Mr. Gruffydd stops short when he turns around and his eyes meet Angharad's. He asks for volunteers to go down into the mine with him and rescue trapped and buried miners deep beneath the ground:

Mr. Gruffydd: Who is for Gwilym Morgan and the others?
Dai (now nearly blind): I, for one. He is the blood of my heart. Come Cyfartha.
Cyfartha: 'Tis a coward I am. But I will hold your coat.

Other miners, including Huw, step onto the cage to join the rescue party. When Gruffydd is the last to get on the platform, Angharad comes up to him, oblivious to everyone around them. She touches his arm and silently whispers: "Come back." He nods that he will. She looks at him with love in her heart and grasps his hand as the cage descends.

In the half-flooded depths of the mine in waist-deep water, Huw wades through and sings out for his father. Pumps are already being used to clear the mine of water. Crawling through a small passageway, Huw finds his father - still alive, but half-covered and pinned in place by fallen rock and timbers. He lowers himself gently into his father's arms, cradling his head in his father's grasp. His father utters his final words: "There's a good old man, you are," and then his arms go limp. Outside the colliery in the daylight, Beth peacefully senses that her husband is dead. She denies his death by telling the other women of the "glory" he has already seen: "He came to me just now. Ivor was with him. He spoke to me and told me of the glory he had seen." Bronwyn looks heavenward with her. But Angharad fears that they won't return. However, the cage does rise as Welsh choir voices grow louder during the scene.

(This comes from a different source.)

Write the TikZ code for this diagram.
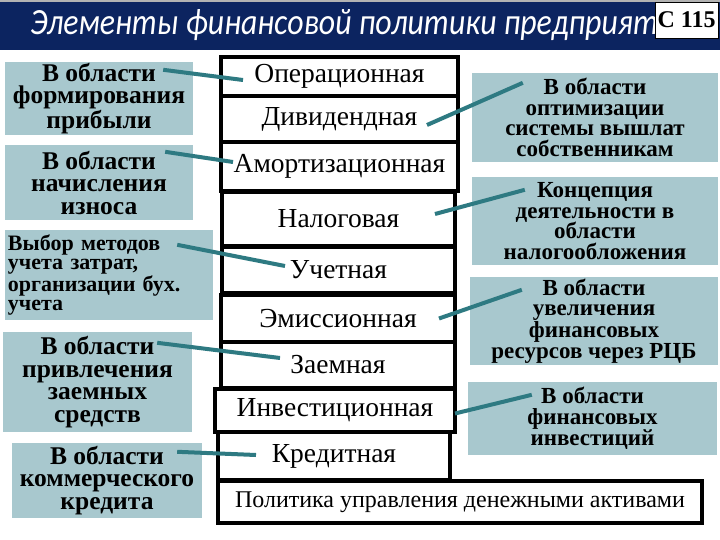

On the second level of the cage, Mr. Gruffydd stands above Huw, who is on the floor of the cage and cradling his father's head in his lap. As the cage ascends into the light, the boy stares blankly straight ahead with desolation in his eyes. Although Huw has lost his innocence, in the final voice-over dialogue of the film, he still looks back fondly and hopefully during the terrible time of tragedy. He retreats into the glow of his purified memories:

Men like my father cannot die. They are with me still - real in memory as they were in flesh, loving and beloved forever. How green was my Valley then.

The film ends with nostalgic, memory-images of happier, more idyllic days accompanied by a crescendo of chorus voices - of the Morgan family at supper time, of Huw's first view of Bronwyn with the double basket on her hip, of Angharad at the gate watching and waving at Mr. Gruffydd and Huw returning through a hillside of blooming flowers, a view of Huw and his father walking hand-in-hand over the crest of a hill, as they did in the film's opening sequence, and a scene of the five brothers in an open field.